• **Task statement**:
Copy every line of the listing that holds the string "this".

• **Exercise materials**:
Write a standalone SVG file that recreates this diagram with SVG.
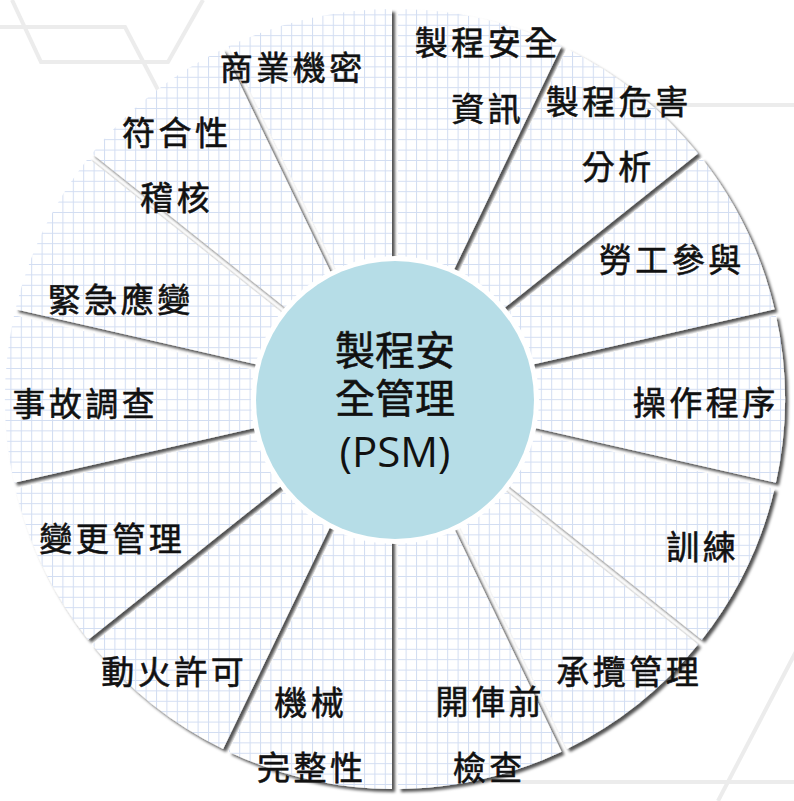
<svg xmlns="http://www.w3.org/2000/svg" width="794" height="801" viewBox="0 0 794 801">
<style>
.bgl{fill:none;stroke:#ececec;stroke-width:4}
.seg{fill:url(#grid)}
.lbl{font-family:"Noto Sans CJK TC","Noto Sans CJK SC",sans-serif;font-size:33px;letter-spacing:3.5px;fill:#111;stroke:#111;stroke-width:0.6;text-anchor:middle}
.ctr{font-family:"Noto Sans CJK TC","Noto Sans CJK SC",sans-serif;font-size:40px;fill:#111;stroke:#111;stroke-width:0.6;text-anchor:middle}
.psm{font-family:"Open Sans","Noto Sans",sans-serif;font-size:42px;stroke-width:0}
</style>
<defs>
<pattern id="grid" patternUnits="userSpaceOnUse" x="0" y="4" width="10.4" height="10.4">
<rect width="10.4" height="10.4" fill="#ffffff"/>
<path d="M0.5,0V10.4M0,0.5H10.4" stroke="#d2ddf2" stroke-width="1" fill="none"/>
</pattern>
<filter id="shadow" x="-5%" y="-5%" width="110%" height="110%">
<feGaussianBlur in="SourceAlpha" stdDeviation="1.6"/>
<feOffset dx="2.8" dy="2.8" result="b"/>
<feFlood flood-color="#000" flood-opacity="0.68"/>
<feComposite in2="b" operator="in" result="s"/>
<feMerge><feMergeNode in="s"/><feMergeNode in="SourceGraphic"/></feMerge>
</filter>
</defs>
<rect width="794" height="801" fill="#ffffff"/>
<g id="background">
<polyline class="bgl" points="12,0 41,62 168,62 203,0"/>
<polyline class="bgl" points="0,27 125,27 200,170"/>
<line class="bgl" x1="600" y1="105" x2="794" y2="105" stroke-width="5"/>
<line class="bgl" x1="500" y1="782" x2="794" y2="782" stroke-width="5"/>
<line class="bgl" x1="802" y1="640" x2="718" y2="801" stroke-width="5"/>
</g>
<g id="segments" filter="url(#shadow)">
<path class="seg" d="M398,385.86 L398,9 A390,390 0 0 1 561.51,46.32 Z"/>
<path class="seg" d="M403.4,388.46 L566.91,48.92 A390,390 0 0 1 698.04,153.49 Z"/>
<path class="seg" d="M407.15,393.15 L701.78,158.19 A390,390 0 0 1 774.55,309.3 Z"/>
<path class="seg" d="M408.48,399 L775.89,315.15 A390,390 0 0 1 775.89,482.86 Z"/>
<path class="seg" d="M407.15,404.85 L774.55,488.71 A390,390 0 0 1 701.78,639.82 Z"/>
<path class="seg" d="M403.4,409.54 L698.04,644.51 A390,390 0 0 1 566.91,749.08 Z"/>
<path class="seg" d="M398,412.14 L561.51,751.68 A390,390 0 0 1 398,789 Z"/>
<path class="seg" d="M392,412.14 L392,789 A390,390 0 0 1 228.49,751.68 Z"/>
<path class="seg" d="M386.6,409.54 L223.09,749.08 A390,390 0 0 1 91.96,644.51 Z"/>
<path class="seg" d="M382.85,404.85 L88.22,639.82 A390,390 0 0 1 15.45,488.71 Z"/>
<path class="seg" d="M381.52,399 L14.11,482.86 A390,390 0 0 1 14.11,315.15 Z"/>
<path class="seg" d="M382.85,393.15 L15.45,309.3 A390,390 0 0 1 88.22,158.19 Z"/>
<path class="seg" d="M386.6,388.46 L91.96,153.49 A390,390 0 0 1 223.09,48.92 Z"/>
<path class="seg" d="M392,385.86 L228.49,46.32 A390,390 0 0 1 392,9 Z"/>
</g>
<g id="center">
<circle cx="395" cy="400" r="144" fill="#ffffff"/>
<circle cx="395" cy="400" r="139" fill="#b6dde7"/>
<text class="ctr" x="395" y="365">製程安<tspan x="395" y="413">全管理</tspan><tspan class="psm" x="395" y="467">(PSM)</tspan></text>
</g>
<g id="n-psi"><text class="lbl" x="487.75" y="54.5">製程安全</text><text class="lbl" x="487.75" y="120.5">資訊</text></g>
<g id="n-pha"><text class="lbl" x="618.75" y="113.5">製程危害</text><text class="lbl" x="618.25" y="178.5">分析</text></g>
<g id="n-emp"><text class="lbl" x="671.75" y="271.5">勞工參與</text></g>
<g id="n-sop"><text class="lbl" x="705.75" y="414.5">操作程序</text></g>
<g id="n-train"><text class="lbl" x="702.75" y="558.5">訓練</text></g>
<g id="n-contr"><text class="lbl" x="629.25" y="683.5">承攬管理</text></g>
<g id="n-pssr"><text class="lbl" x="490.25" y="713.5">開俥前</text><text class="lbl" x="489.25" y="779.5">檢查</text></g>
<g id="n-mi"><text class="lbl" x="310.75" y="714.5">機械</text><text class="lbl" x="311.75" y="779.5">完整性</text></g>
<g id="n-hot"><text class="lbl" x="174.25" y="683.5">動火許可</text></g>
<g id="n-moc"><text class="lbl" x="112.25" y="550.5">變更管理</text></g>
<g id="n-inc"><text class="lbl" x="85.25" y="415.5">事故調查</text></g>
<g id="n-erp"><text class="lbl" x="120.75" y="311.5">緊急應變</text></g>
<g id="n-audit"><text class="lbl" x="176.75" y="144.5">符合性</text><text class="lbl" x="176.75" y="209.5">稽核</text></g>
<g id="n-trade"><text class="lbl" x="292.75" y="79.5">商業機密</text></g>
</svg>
==
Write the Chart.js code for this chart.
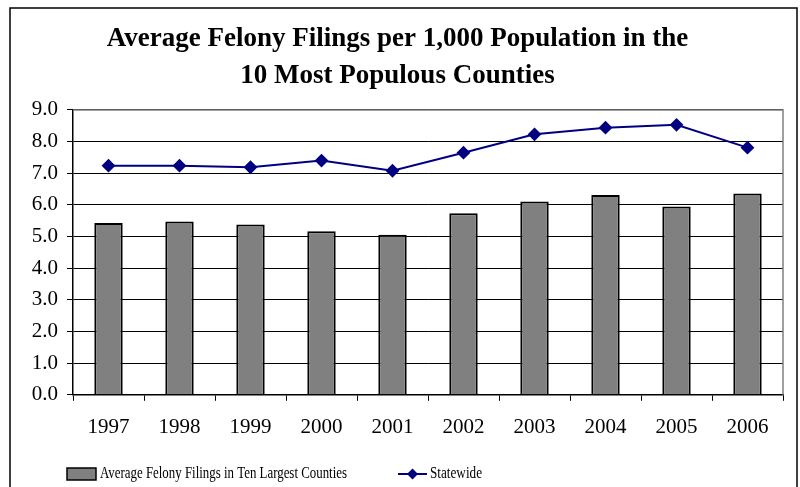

• **Result below**:
Write a standalone SVG file that recreates this diagram with SVG.
Write the Chart.js code for this chart.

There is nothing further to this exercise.